The particular fixtures in question consisted of post office cabinets with boxes therein, money order and stamp cabinets, general delivery cabinets, tables for receiving and dispensing mail both city and rural route, lockers, desks, an iron safe, etc. The cabinets of boxes, the money order and stamp cabinets and general delivery cabinets were so placed as to form a partition separating the lobby from the part of the room used by the post office employees. These were set on the floor or on bases prepared for same, and fastened thereto by *59screws or nails and were also fastened to the ceiling by-braces. No, or only slight, damage would be done to the building by their removal. The iron safe, the lockers, tables and some of the cabinets were not fastened to the building at all.

We know of no rule by which these articles of furniture last mentioned, not in any way attached to the realty, can be held to be fixtures, and pass with the realty. While necessary to the use to which the building is now put, so is household furniture in every dwelling house, and iron safes in offices and business houses.

In 19 Cye. 1037 the test as to fixtures being part of the realty is stated thus: “ (1) Actual annexation to the realty, or something appurténant thereto. (2) Appropriation to the use or purpose of that part of the realty with which it is connected. (3) The intention of the party making the annexation to make the article a permanent accession to the freehold — this intention being inferred from the nature of the article affixed, the relation and situation of the party making the annexation, the structure and mode of annexation, and the purpose or use for which the annexation has been made. ’ ’ And in this same work and volume, page 1047, this language is used: “If the annexation is not intended to be permanent the chattel will not be deemed a fixture. As it is sometimes expressed, fit must be for the benefit of the inheritance.’ ” To the same effect is Donnewald v. Turner Real Estate Co., supra, citing Wood, Landlord and Tenant. In Rogers v. Crow, 40 Mo. 91, the court held that lamps, chandeliers, candelabra, sconces, brackets, and the various contrivances for lighting houses, in that case a church, by means of candles, oil or other fluids or gas, are not fixtures and do not form part of the freehold so as to° pass by a sale of the realty, though affixed thereto and necessary to its use as such. It is also there held that a church organ was such a fixture where the facts showed that in building the church an alcove or recess had been constructed so as to receive the organ and it was a part of the church as designed. The criterion for determining what are fixtures is there stated to be the united application of the tests above *60quoted from 19 Cyc. 1037. This case is cited and followed by the Court of Appeals of Illinois in Chapman v. Union Mutual Life Ins. Co., 4 Ill. App. 29, where it is held that ordinary movable settees of a church, as well as gas chandeliers, lamps, brackets, etc., are not such fixtures as pass with the realty under a sheriff’s sale thereof, the court saying: “But the fact that furniture is indispensable to the proper uses of the building does not make the furniture so far a permanent accessory thereto as to impress upon it the character of a fixture.”

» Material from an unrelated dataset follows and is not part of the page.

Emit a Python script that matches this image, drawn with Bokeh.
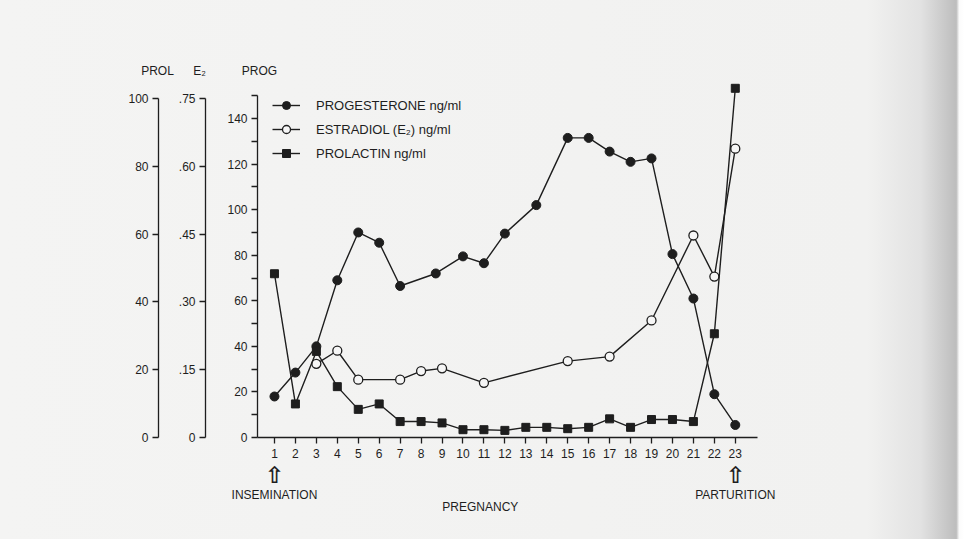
from bokeh.plotting import figure
from bokeh.layouts import column
from bokeh.models import LinearAxis, Range1d, FixedTicker, Legend, LegendItem, Label
from bokeh.embed import file_html
from bokeh.resources import INLINE

# Hormone levels through pregnancy (day of pregnancy on x)
days_prog = [1, 2, 3, 4, 5, 6, 7, 8.7, 10, 11, 12, 13.5, 15, 16, 17, 18, 19, 20, 21, 22, 23]
progesterone = [18, 28.5, 40, 69, 90, 85.5, 66.5, 72, 79.5, 76.5, 89.5, 102,
                131.5, 131.5, 125.5, 121, 122.5, 80.5, 61, 19, 5.5]          # ng/ml

days_e2 = [3, 4, 5, 7, 8, 9, 11, 15, 17, 19, 21, 22, 23]
estradiol = [0.163, 0.192, 0.128, 0.128, 0.147, 0.153, 0.121, 0.169, 0.179,
             0.259, 0.447, 0.356, 0.639]                                      # ng/ml

days_prol = list(range(1, 24))
prolactin = [48.3, 9.9, 25.4, 15, 8.3, 9.9, 4.7, 4.7, 4.3, 2.3, 2.3, 2.1, 3.0,
             3.0, 2.6, 3.0, 5.5, 3.0, 5.3, 5.3, 4.7, 30.6, 103]               # ng/ml

day_ticks = list(range(1, 24))
prog_ticks = [0, 20, 40, 60, 80, 100, 120, 140]
prol_ticks = [0, 20, 40, 60, 80, 100]
e2_ticks = [0, 0.15, 0.30, 0.45, 0.60, 0.75]
e2_tick_labels = {0: "0", 0.15: ".15", 0.3: ".30", 0.45: ".45", 0.6: ".60", 0.75: ".75"}

headers = ["PROL", "E\u2082", "PROG"]
events = {1: "INSEMINATION", 23: "PARTURITION"}
phase = "PREGNANCY"

INK = "#1e1e1e"
FONT = "Liberation Sans"
W, H, HEAD_H = 964, 539, 80

# ---- strip above the chart carrying the axis headers (pixel coordinates) ----
head = figure(width=W, height=HEAD_H, output_backend="svg", toolbar_location=None,
              x_range=Range1d(0, W), y_range=Range1d(HEAD_H, 0),
              x_axis_location=None, y_axis_location=None,
              min_border=0, background_fill_color=None, border_fill_color=None,
              outline_line_color=None)
head.frame_align = False
head.grid.visible = False
for txt, hx in zip(headers, [157, 199, 259]):
    head.add_layout(Label(x=hx, y=70, text=txt, text_align="center", text_baseline="middle",
                          text_font=FONT, text_font_size="12px", text_color=INK))

# ---- main chart ----
p = figure(width=W, height=H - HEAD_H, output_backend="svg", toolbar_location=None,
           x_range=Range1d(0.19, 24.06), y_range=Range1d(0, 156.7),
           min_border_left=257, min_border_right=207, min_border_top=0, min_border_bottom=102,
           background_fill_color=None, border_fill_color=None, outline_line_color=None)
p.frame_align = False
p.grid.visible = False

p.extra_y_ranges = {"prol": Range1d(0, 105.3), "e2": Range1d(0, 0.7899)}


def style_axis(ax, size="12px"):
    ax.axis_line_color = INK
    ax.axis_line_width = 1.3
    ax.major_tick_line_color = INK
    ax.major_tick_line_width = 1.3
    ax.minor_tick_line_color = INK
    ax.minor_tick_line_width = 1.3
    ax.major_tick_in = 0
    ax.major_tick_out = 6
    ax.minor_tick_in = 0
    ax.minor_tick_out = 6
    ax.major_label_text_font = FONT
    ax.major_label_text_font_size = size
    ax.major_label_text_color = INK
    ax.major_label_standoff = 4
    ax.axis_label_text_font_size = "10px"


def text_axis(ticks, labels, standoff, size="12px", font=FONT, style="normal"):
    """An axis with no line or ticks, used only to set text along the day direction."""
    return LinearAxis(ticker=FixedTicker(ticks=ticks, minor_ticks=[]),
                      major_label_overrides=dict(zip(ticks, labels)),
                      axis_line_alpha=0, major_tick_line_alpha=0, minor_tick_line_alpha=0,
                      major_tick_in=0, major_tick_out=0, minor_tick_in=0, minor_tick_out=0,
                      major_label_standoff=standoff, major_label_text_font=font,
                      major_label_text_font_style=style,
                      major_label_text_font_size=size, major_label_text_color=INK)


# progesterone axis (next to the plot)
ya = p.yaxis[0]
style_axis(ya)
ya.ticker = FixedTicker(ticks=prog_ticks, minor_ticks=[10, 30, 50, 70, 90, 110, 130, 150])
ya.bounds = (0, 150)
ya.axis_label = " "
ya.axis_label_standoff = 5

# estradiol axis
e2_axis = LinearAxis(y_range_name="e2", ticker=FixedTicker(ticks=e2_ticks, minor_ticks=[]),
                     major_label_overrides=e2_tick_labels, bounds=(0, 0.75))
style_axis(e2_axis)
e2_axis.axis_label = " "
e2_axis.axis_label_standoff = 3
p.add_layout(e2_axis, "left")

# prolactin axis (outermost)
prol_axis = LinearAxis(y_range_name="prol", ticker=FixedTicker(ticks=prol_ticks, minor_ticks=[]),
                       bounds=(0, 100))
style_axis(prol_axis)
p.add_layout(prol_axis, "left")

# day axis
xa = p.xaxis[0]
style_axis(xa, "12px")
xa.ticker = FixedTicker(ticks=day_ticks, minor_ticks=[])
xa.major_label_standoff = 5

# arrows and event names below the day axis, then the phase name
p.add_layout(text_axis(list(events), ["\u21e7"] * len(events), 1, size="23px",
                       font="DejaVu Sans", style="bold"), "below")
p.add_layout(text_axis(list(events), list(events.values()), -3), "below")
p.add_layout(text_axis([10.83], [phase], -5), "below")

# series
lw = 1.4
prog_line = p.line(days_prog, progesterone, line_color=INK, line_width=lw)
prog_pts = p.scatter(days_prog, progesterone, marker="circle", size=9,
                     fill_color=INK, line_color=INK)

e2_line = p.line(days_e2, estradiol, y_range_name="e2", line_color=INK, line_width=lw)
e2_pts = p.scatter(days_e2, estradiol, y_range_name="e2", marker="circle", size=9,
                   fill_color="#f6f6f6", line_color=INK, line_width=1.3)

prol_line = p.line(days_prol, prolactin, y_range_name="prol", line_color=INK, line_width=lw)
prol_pts = p.scatter(days_prol, prolactin, y_range_name="prol", marker="square", size=8,
                     fill_color=INK, line_color=INK)

legend = Legend(items=[
    LegendItem(label="PROGESTERONE ng/ml", renderers=[prog_line, prog_pts]),
    LegendItem(label="ESTRADIOL (E\u2082) ng/ml", renderers=[e2_line, e2_pts]),
    LegendItem(label="PROLACTIN ng/ml", renderers=[prol_line, prol_pts]),
], location="top_left", margin=0, padding=15, spacing=4, glyph_width=28, glyph_height=20,
    label_height=20, label_standoff=16, label_text_font=FONT, label_text_font_size="13px",
    label_text_color=INK, background_fill_alpha=0, border_line_alpha=0)
p.add_layout(legend)

page = column(head, p, spacing=0)
page.styles = {"background": "linear-gradient(to right, #f4f4f3 0%, #f1f1f0 90%, #e2e2e2 95.5%, "
                             "#bdbdbd 99.2%, #fbfbfb 99.5%, #ffffff 100%)"}

open("out.html", "w").write(file_html(page, INLINE))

In Tyler v. White, 68 Mo. App. 607, 610, it is made a test of fixtures “that a permanent accession to the freehold was intended to be made by the annexation of the article.”

The court may well have found here that the only purpose in fastening these fixtures to the realty was for security and to keep same in place. This fact tends to rebut the idea of same becoming a part of the realty. [19 Cyc. 1041.]

The present case differs from Crane v. Construction Co., 121 Mo. App. 209, 98 S. W. 795 and St. Louis Radiator Co. v. Carroll, 72 Mo. App. 315 and Sosmon v. Conlon, 57 Mo. App. 25, cited by respondent, as the property there in question was placed in the building in accordance with the purpose and design for which the building was constructed or to be permanently used.

These views lead to an affirmance of the judgment.

Robertson, P. J., and Farrington, J. concur.